12 de junio
San Juan de Sahagún, confesor
(† 1479)
El apostólico varón san Juan de Sahagún, decoroso ornamento de la sagrada orden de Ermitaños de san Agustín, nació de nobles padres en la población de Sahagún, que está en la provincia de León en España.
Siendo todavía de tierna edad solía juntar a los otros muchachos, y subido a lo alto de una piedra les predicaba con tanto celo y discreción, que todos decían que aquel admirable niño había de ser un apostólico orador.
Pasó su mocedad entre los pajes del arzobispo de Burgos, renunció una canonjía, y otros beneficios eclesiásticos; y después de una peligrosísima enfermedad, por cumplir con un voto que había hecho, tomó el hábito de los ermitaños de san Agustín, y fue tan admirable el ejemplo de sus virtudes, que le confiaron los superiores el cargo de maestro de novicios.
Todos los días purificaba su alma con el sacramento de la penitencia, diciendo que ignorando en qué día había de morir, debía estar siempre prevenido para la hora de su muerte.
Celebraba diariamente la misa con grande ternura y devoción, y antes de comulgar le oyeron decir algunas veces: “¡Señor! yo no te puedo recibir si no te vuelves a la primera especie eucarística”. Y era, como manifestó humildemente al superior, que se le aparecía Jesucristo en carne humana, unas veces con las señales de la pasión, y otras glorioso.
Ardiendo la ciudad en Salamanca en una guerra civil, causada por la enemistad de dos familias que habían atraído a sus bandos a la mayor parte de los vecinos, cuando todos respiraban ira y venganza, el santo predicó con tanto espíritu de Dios, que compuso las paces, y ablandó los ánimos que habían resistido a la autoridad de tres reyes.
En cierta ocasión se imaginó un caballero muy principal que el santo le había injuriado en sus sermones, y buscó asesinos para que le vengasen; mas cuando éstos iban a poner sus manos sacrílegas en el santo, que salía de la iglesia, quedaron inmobles y pasmados, hasta que reconociendo su culpa se echaron a sus pies para que les perdonase.

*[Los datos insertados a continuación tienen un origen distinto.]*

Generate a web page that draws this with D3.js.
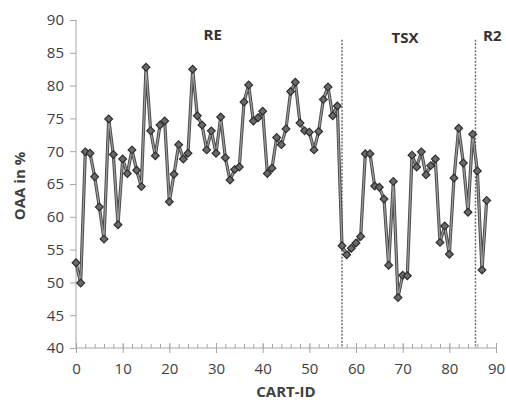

Pasando por una calle le dijeron que se había caído un muchacho dentro de un pozo, y movido el santo por las lágrimas de la madre, echó la bendición a las aguas del pozo, y subieron casi hasta el brocal. Entonces el santo alargó su correa al niño, el cual asido de ella salió del pozo sin haber recibido daño alguno.
Finalmente, después de haber convertido a penitencia a innumerables pecadores, quiso el Señor que muriese este santo por haber predicado contra la deshonestidad, como el Bautista: porque se tiene por cosa cierta que una dama muy principal, de cuyos lazos había el santo librado a un caballero, le dio un veneno que le causó la muerte.
Estuvo su santo cadáver en el féretro algunos días para satisfacer la devoción de innumerables gentes que acudieron a venerarle, y el Señor acreditó su santidad, con repetidos y grandes prodigios.
Reflexión: No hay duda que arden a veces los odios y enemistades con tan grandes llamas, que no bastan a apagarlas ni la manifiesta sinrazón de tomarse el hombre la venganza por sus propias manos, ni aun el temor de la muerte y del patíbulo. Pero el glorioso san Juan extinguía el fuego de los odios con la sangre de Cristo: porque en efecto, quien considera al divino Redentor perdonando en la cruz a los que le estaban crucificando, o no es cristiano, o debe perdonar también de corazón a sus enemigos.
Oración: Oh Dios, autor de la paz y amante de la caridad, que condecoraste al bienaventurado Juan, tu confesor, con la admirable gracia de componer a los enemistados: concédenos por sus méritos e intercesión, que afirmados en tu caridad, no nos separemos de ti por ningún motivo. Por Jesucristo, nuestro Señor. Amén.